**THE RECORDS**
━━━━━━━━━━
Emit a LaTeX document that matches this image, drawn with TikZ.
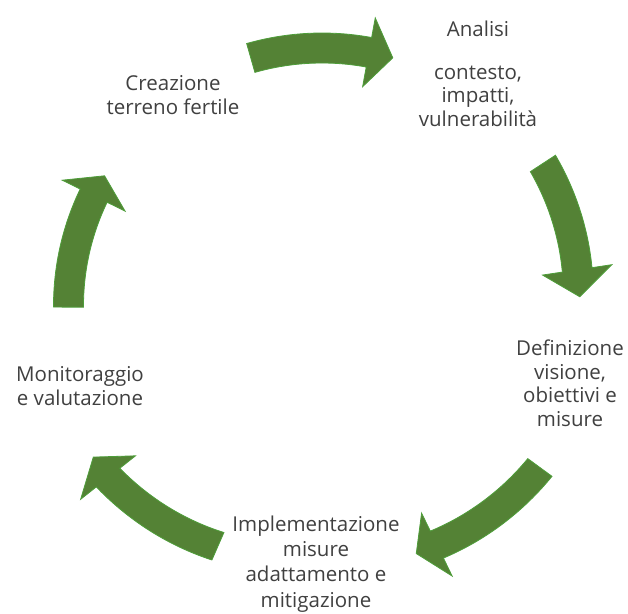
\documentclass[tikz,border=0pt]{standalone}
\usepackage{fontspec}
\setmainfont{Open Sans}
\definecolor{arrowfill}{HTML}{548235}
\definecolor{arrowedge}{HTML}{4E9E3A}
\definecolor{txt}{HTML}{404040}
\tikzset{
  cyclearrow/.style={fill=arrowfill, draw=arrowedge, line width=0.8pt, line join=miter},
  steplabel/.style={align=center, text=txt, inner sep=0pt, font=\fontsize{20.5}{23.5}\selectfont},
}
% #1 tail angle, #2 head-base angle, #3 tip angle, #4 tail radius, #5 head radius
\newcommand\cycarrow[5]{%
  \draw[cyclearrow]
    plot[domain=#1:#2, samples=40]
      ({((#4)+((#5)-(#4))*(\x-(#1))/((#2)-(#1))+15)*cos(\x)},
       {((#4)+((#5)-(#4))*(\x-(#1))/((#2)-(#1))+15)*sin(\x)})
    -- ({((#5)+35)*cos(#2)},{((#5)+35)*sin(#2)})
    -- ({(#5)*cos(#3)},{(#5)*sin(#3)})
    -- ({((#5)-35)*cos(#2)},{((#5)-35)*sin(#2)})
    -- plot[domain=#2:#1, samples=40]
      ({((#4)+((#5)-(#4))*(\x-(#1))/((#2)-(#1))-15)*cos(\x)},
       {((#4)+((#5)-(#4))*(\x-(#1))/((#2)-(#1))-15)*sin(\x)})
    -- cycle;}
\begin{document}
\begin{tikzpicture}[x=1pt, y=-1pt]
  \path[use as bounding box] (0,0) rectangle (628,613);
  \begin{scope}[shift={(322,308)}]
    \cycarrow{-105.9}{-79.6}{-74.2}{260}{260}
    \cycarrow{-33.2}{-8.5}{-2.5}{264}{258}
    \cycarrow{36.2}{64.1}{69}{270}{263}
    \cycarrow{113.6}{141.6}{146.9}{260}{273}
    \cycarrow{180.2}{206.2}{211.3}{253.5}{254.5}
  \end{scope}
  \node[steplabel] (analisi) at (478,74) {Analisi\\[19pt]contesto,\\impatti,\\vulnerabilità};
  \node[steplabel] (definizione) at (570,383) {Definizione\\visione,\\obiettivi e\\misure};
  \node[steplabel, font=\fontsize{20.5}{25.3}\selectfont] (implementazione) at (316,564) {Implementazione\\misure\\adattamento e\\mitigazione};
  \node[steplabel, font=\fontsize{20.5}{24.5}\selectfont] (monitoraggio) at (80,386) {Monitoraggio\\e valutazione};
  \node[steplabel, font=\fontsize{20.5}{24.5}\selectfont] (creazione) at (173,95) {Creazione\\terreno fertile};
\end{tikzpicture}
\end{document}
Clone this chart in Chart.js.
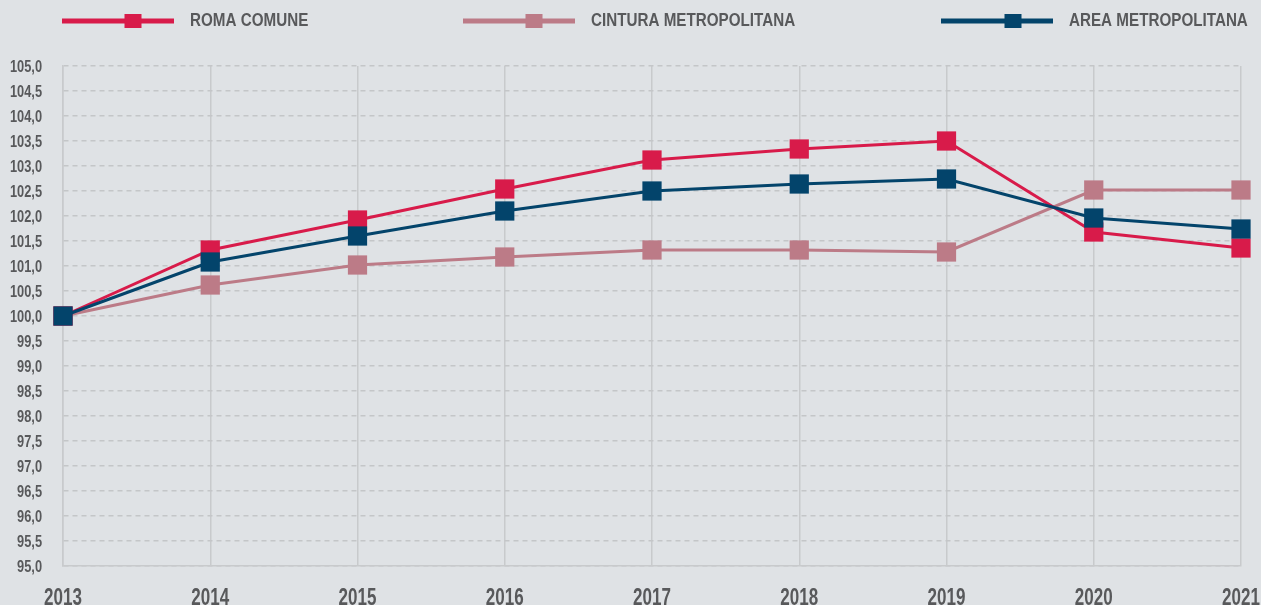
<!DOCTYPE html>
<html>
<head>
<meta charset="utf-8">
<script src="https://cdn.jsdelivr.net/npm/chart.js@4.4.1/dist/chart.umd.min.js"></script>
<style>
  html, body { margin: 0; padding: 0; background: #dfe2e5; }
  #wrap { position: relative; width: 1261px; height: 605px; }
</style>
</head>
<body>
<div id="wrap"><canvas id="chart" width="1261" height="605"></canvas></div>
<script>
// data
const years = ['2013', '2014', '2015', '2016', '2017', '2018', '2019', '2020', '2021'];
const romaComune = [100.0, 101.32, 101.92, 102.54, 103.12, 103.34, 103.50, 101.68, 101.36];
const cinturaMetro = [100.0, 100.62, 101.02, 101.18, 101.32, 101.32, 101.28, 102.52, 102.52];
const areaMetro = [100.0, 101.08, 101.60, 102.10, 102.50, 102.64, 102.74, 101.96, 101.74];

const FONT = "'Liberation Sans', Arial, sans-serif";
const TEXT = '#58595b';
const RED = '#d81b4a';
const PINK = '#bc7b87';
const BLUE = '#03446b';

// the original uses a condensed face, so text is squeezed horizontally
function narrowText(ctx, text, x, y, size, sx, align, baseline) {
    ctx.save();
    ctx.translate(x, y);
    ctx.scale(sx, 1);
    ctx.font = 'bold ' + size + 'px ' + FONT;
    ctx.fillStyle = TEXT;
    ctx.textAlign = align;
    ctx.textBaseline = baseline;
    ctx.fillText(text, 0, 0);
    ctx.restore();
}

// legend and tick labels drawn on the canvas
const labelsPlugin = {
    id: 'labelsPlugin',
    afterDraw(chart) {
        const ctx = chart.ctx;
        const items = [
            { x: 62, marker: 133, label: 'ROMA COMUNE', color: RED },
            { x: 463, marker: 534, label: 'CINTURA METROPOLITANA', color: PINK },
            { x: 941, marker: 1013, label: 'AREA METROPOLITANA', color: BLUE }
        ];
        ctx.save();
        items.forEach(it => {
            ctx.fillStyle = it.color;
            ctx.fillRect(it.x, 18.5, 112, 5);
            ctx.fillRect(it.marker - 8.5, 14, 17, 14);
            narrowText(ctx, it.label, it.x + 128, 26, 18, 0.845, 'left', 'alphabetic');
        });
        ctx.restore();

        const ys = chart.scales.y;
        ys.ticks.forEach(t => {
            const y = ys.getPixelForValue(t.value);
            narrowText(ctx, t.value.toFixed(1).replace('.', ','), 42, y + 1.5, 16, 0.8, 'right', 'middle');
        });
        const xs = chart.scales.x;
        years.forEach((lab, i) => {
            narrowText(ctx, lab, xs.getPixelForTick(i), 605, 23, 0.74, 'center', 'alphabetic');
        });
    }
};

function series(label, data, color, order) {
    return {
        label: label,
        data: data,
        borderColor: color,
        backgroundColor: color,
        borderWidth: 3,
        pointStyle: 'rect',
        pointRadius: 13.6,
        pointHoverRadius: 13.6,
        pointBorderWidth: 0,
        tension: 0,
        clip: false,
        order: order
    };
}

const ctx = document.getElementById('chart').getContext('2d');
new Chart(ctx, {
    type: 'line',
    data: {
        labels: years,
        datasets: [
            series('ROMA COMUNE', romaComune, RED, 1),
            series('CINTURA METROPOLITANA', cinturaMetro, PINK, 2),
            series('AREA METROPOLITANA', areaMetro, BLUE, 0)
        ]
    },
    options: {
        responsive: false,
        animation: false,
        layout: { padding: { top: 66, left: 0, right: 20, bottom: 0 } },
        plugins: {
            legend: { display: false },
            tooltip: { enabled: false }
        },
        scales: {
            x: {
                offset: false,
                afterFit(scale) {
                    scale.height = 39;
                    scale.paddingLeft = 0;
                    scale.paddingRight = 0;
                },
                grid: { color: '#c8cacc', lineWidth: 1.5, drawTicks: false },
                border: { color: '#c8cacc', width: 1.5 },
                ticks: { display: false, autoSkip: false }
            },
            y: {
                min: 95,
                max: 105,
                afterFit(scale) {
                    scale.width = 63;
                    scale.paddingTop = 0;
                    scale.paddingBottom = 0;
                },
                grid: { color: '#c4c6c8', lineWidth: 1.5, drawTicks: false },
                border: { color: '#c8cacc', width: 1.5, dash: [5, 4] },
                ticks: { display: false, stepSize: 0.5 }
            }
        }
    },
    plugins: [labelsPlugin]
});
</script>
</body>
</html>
━━━━━━━━━━
**WHAT NEEDS TO BE DONE**
Copy all the lines of data exactly as they appear, dropping any images.

**RESULT OF THE TASK**
Emit a LaTeX document that matches this image, drawn with TikZ.
\documentclass[tikz,border=0pt]{standalone}
\usepackage{fontspec}
\setmainfont{Open Sans}
\definecolor{arrowfill}{HTML}{548235}
\definecolor{arrowedge}{HTML}{4E9E3A}
\definecolor{txt}{HTML}{404040}
\tikzset{
  cyclearrow/.style={fill=arrowfill, draw=arrowedge, line width=0.8pt, line join=miter},
  steplabel/.style={align=center, text=txt, inner sep=0pt, font=\fontsize{20.5}{23.5}\selectfont},
}
% #1 tail angle, #2 head-base angle, #3 tip angle, #4 tail radius, #5 head radius
\newcommand\cycarrow[5]{%
  \draw[cyclearrow]
    plot[domain=#1:#2, samples=40]
      ({((#4)+((#5)-(#4))*(\x-(#1))/((#2)-(#1))+15)*cos(\x)},
       {((#4)+((#5)-(#4))*(\x-(#1))/((#2)-(#1))+15)*sin(\x)})
    -- ({((#5)+35)*cos(#2)},{((#5)+35)*sin(#2)})
    -- ({(#5)*cos(#3)},{(#5)*sin(#3)})
    -- ({((#5)-35)*cos(#2)},{((#5)-35)*sin(#2)})
    -- plot[domain=#2:#1, samples=40]
      ({((#4)+((#5)-(#4))*(\x-(#1))/((#2)-(#1))-15)*cos(\x)},
       {((#4)+((#5)-(#4))*(\x-(#1))/((#2)-(#1))-15)*sin(\x)})
    -- cycle;}
\begin{document}
\begin{tikzpicture}[x=1pt, y=-1pt]
  \path[use as bounding box] (0,0) rectangle (628,613);
  \begin{scope}[shift={(322,308)}]
    \cycarrow{-105.9}{-79.6}{-74.2}{260}{260}
    \cycarrow{-33.2}{-8.5}{-2.5}{264}{258}
    \cycarrow{36.2}{64.1}{69}{270}{263}
    \cycarrow{113.6}{141.6}{146.9}{260}{273}
    \cycarrow{180.2}{206.2}{211.3}{253.5}{254.5}
  \end{scope}
  \node[steplabel] (analisi) at (478,74) {Analisi\\[19pt]contesto,\\impatti,\\vulnerabilità};
  \node[steplabel] (definizione) at (570,383) {Definizione\\visione,\\obiettivi e\\misure};
  \node[steplabel, font=\fontsize{20.5}{25.3}\selectfont] (implementazione) at (316,564) {Implementazione\\misure\\adattamento e\\mitigazione};
  \node[steplabel, font=\fontsize{20.5}{24.5}\selectfont] (monitoraggio) at (80,386) {Monitoraggio\\e valutazione};
  \node[steplabel, font=\fontsize{20.5}{24.5}\selectfont] (creazione) at (173,95) {Creazione\\terreno fertile};
\end{tikzpicture}
\end{document}
Clone this chart in Chart.js.
<!DOCTYPE html>
<html>
<head>
<meta charset="utf-8">
<script src="https://cdn.jsdelivr.net/npm/chart.js@4.4.1/dist/chart.umd.min.js"></script>
<style>
  html, body { margin: 0; padding: 0; background: #dfe2e5; }
  #wrap { position: relative; width: 1261px; height: 605px; }
</style>
</head>
<body>
<div id="wrap"><canvas id="chart" width="1261" height="605"></canvas></div>
<script>
// data
const years = ['2013', '2014', '2015', '2016', '2017', '2018', '2019', '2020', '2021'];
const romaComune = [100.0, 101.32, 101.92, 102.54, 103.12, 103.34, 103.50, 101.68, 101.36];
const cinturaMetro = [100.0, 100.62, 101.02, 101.18, 101.32, 101.32, 101.28, 102.52, 102.52];
const areaMetro = [100.0, 101.08, 101.60, 102.10, 102.50, 102.64, 102.74, 101.96, 101.74];

const FONT = "'Liberation Sans', Arial, sans-serif";
const TEXT = '#58595b';
const RED = '#d81b4a';
const PINK = '#bc7b87';
const BLUE = '#03446b';

// the original uses a condensed face, so text is squeezed horizontally
function narrowText(ctx, text, x, y, size, sx, align, baseline) {
    ctx.save();
    ctx.translate(x, y);
    ctx.scale(sx, 1);
    ctx.font = 'bold ' + size + 'px ' + FONT;
    ctx.fillStyle = TEXT;
    ctx.textAlign = align;
    ctx.textBaseline = baseline;
    ctx.fillText(text, 0, 0);
    ctx.restore();
}

// legend and tick labels drawn on the canvas
const labelsPlugin = {
    id: 'labelsPlugin',
    afterDraw(chart) {
        const ctx = chart.ctx;
        const items = [
            { x: 62, marker: 133, label: 'ROMA COMUNE', color: RED },
            { x: 463, marker: 534, label: 'CINTURA METROPOLITANA', color: PINK },
            { x: 941, marker: 1013, label: 'AREA METROPOLITANA', color: BLUE }
        ];
        ctx.save();
        items.forEach(it => {
            ctx.fillStyle = it.color;
            ctx.fillRect(it.x, 18.5, 112, 5);
            ctx.fillRect(it.marker - 8.5, 14, 17, 14);
            narrowText(ctx, it.label, it.x + 128, 26, 18, 0.845, 'left', 'alphabetic');
        });
        ctx.restore();

        const ys = chart.scales.y;
        ys.ticks.forEach(t => {
            const y = ys.getPixelForValue(t.value);
            narrowText(ctx, t.value.toFixed(1).replace('.', ','), 42, y + 1.5, 16, 0.8, 'right', 'middle');
        });
        const xs = chart.scales.x;
        years.forEach((lab, i) => {
            narrowText(ctx, lab, xs.getPixelForTick(i), 605, 23, 0.74, 'center', 'alphabetic');
        });
    }
};

function series(label, data, color, order) {
    return {
        label: label,
        data: data,
        borderColor: color,
        backgroundColor: color,
        borderWidth: 3,
        pointStyle: 'rect',
        pointRadius: 13.6,
        pointHoverRadius: 13.6,
        pointBorderWidth: 0,
        tension: 0,
        clip: false,
        order: order
    };
}

const ctx = document.getElementById('chart').getContext('2d');
new Chart(ctx, {
    type: 'line',
    data: {
        labels: years,
        datasets: [
            series('ROMA COMUNE', romaComune, RED, 1),
            series('CINTURA METROPOLITANA', cinturaMetro, PINK, 2),
            series('AREA METROPOLITANA', areaMetro, BLUE, 0)
        ]
    },
    options: {
        responsive: false,
        animation: false,
        layout: { padding: { top: 66, left: 0, right: 20, bottom: 0 } },
        plugins: {
            legend: { display: false },
            tooltip: { enabled: false }
        },
        scales: {
            x: {
                offset: false,
                afterFit(scale) {
                    scale.height = 39;
                    scale.paddingLeft = 0;
                    scale.paddingRight = 0;
                },
                grid: { color: '#c8cacc', lineWidth: 1.5, drawTicks: false },
                border: { color: '#c8cacc', width: 1.5 },
                ticks: { display: false, autoSkip: false }
            },
            y: {
                min: 95,
                max: 105,
                afterFit(scale) {
                    scale.width = 63;
                    scale.paddingTop = 0;
                    scale.paddingBottom = 0;
                },
                grid: { color: '#c4c6c8', lineWidth: 1.5, drawTicks: false },
                border: { color: '#c8cacc', width: 1.5, dash: [5, 4] },
                ticks: { display: false, stepSize: 0.5 }
            }
        }
    },
    plugins: [labelsPlugin]
});
</script>
</body>
</html>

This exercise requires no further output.